What is expected:
Copy the lines of the data below exactly, starting at the first and stopping after the line that contains "plt.rcParams['font.family'] = ['Liberation"; include no pictures.

Information shown:

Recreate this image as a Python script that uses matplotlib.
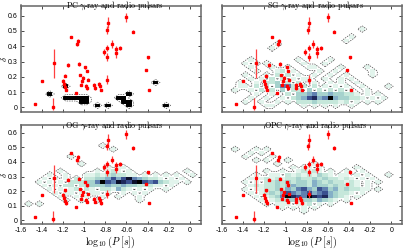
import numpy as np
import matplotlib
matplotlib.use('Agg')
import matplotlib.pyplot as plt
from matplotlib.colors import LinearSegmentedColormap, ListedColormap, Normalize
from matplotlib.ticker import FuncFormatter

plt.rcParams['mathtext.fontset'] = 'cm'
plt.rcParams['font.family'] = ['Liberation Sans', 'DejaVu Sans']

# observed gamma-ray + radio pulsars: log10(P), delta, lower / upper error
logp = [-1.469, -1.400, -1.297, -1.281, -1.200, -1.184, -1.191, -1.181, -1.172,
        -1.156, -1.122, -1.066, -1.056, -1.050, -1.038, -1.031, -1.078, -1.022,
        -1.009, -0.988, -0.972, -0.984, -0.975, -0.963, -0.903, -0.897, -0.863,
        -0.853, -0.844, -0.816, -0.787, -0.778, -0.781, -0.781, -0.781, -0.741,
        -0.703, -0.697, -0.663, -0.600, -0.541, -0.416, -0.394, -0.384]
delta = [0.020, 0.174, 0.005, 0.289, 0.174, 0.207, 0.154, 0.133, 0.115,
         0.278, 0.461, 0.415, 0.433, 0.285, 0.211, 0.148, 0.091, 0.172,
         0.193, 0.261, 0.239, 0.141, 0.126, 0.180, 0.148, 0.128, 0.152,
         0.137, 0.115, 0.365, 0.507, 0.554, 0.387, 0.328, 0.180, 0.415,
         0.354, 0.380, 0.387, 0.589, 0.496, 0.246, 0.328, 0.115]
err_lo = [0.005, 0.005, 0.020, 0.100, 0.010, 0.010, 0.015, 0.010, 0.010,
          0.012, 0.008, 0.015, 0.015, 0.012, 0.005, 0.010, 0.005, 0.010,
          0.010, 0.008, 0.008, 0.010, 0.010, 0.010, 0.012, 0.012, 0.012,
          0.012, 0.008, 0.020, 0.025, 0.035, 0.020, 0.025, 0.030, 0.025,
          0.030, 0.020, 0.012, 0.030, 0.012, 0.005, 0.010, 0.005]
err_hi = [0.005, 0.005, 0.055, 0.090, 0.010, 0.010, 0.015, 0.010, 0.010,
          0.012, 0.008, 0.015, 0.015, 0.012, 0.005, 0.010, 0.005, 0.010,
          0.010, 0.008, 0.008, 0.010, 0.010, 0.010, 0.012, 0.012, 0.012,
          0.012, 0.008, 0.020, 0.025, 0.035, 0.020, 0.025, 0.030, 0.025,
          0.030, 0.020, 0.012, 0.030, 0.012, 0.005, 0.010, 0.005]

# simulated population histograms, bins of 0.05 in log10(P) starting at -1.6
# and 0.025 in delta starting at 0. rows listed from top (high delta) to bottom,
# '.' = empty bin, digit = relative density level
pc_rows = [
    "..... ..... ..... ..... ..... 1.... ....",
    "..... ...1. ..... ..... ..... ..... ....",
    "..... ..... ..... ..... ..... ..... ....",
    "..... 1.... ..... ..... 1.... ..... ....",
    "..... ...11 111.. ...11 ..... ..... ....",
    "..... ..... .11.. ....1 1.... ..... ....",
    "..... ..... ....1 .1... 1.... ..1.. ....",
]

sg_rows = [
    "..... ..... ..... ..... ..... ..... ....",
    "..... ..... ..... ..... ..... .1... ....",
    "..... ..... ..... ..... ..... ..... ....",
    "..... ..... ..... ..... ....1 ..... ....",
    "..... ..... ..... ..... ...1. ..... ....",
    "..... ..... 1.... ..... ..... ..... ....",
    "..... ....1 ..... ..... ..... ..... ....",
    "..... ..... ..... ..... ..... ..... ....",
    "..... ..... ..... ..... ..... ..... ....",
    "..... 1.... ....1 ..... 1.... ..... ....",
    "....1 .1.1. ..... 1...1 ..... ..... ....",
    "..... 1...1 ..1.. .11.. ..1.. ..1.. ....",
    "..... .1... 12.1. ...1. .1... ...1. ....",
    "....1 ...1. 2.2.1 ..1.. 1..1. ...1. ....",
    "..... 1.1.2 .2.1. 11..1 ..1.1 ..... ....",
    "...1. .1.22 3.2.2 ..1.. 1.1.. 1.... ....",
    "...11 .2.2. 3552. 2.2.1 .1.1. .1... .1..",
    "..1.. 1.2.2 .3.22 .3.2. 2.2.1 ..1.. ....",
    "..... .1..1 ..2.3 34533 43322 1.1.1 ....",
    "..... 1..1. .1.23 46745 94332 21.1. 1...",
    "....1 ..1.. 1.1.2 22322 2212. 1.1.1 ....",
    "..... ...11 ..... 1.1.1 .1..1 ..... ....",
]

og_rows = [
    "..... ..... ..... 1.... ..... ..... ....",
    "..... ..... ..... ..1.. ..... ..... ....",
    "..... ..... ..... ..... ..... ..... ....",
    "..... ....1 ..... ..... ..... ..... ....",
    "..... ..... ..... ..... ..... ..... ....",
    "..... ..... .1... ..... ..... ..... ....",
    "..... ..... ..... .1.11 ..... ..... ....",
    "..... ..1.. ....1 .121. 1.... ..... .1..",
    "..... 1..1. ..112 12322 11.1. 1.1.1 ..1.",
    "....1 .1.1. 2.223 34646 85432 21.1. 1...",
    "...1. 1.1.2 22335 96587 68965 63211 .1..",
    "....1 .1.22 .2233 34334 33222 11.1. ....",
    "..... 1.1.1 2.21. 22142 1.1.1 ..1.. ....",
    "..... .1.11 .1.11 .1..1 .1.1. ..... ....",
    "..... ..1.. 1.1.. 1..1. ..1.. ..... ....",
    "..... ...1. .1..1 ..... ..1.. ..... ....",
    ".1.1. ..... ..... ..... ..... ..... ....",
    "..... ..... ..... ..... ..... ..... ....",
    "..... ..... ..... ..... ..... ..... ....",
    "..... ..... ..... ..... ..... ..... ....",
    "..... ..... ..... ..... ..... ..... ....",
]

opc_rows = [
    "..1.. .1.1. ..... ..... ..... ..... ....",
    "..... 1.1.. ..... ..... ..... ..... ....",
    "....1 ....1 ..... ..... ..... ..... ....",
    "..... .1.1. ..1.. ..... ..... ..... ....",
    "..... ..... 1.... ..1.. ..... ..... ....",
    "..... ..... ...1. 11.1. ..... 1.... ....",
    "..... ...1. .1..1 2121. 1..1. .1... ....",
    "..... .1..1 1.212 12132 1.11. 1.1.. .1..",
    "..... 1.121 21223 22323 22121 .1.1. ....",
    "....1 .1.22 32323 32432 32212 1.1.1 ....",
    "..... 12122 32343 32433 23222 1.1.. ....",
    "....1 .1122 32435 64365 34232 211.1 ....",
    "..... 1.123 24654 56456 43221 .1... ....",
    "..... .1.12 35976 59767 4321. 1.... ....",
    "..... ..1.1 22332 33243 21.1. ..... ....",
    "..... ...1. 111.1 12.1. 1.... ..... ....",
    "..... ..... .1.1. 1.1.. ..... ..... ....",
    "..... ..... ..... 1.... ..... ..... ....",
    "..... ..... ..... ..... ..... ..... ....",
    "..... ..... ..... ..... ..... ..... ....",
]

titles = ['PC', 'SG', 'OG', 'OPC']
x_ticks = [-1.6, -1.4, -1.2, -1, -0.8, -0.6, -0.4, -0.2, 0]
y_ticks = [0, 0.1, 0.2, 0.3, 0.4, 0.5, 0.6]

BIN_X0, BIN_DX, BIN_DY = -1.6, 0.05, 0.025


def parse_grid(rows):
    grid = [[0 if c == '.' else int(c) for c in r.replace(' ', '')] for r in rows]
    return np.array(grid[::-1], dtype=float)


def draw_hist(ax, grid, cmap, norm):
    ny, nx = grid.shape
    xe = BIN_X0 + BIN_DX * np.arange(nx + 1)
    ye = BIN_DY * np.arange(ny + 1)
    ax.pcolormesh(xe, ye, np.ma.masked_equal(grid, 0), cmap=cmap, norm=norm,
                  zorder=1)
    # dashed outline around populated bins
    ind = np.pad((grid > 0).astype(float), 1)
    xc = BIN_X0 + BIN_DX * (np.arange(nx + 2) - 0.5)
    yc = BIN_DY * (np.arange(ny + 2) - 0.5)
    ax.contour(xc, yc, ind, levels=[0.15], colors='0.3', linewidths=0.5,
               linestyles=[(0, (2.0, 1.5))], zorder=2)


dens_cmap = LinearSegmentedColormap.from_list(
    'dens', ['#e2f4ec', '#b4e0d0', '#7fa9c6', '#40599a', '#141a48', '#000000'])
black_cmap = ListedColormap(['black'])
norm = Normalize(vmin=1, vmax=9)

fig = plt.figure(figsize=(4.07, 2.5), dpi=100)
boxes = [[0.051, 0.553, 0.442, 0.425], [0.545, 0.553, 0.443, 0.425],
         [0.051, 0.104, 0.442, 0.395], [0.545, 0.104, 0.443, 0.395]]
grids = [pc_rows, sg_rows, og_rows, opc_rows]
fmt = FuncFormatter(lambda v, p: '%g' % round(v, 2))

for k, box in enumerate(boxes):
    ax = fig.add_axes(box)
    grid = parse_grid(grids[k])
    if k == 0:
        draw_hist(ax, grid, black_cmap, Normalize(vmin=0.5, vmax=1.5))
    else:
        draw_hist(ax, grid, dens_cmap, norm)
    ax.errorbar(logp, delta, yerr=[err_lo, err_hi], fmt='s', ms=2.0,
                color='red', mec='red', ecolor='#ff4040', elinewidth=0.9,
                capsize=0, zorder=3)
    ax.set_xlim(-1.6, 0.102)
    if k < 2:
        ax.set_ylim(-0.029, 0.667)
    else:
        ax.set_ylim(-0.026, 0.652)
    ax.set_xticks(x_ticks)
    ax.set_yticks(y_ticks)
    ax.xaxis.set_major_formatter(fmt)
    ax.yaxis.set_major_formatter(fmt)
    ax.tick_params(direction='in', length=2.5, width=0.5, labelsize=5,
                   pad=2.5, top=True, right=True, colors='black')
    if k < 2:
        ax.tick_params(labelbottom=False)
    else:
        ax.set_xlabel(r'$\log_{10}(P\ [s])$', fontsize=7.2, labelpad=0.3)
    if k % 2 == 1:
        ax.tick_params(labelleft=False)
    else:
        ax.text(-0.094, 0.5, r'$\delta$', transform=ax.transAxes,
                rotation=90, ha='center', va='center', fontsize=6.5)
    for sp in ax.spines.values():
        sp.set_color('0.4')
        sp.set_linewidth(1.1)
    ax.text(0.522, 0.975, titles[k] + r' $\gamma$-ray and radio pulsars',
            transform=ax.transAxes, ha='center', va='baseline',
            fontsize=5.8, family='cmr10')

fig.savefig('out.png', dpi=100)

Complete output:
Recreate this image as a Python script that uses matplotlib.
import numpy as np
import matplotlib
matplotlib.use('Agg')
import matplotlib.pyplot as plt
from matplotlib.colors import LinearSegmentedColormap, ListedColormap, Normalize
from matplotlib.ticker import FuncFormatter

plt.rcParams['mathtext.fontset'] = 'cm'
plt.rcParams['font.family'] = ['Liberation Sans', 'DejaVu Sans']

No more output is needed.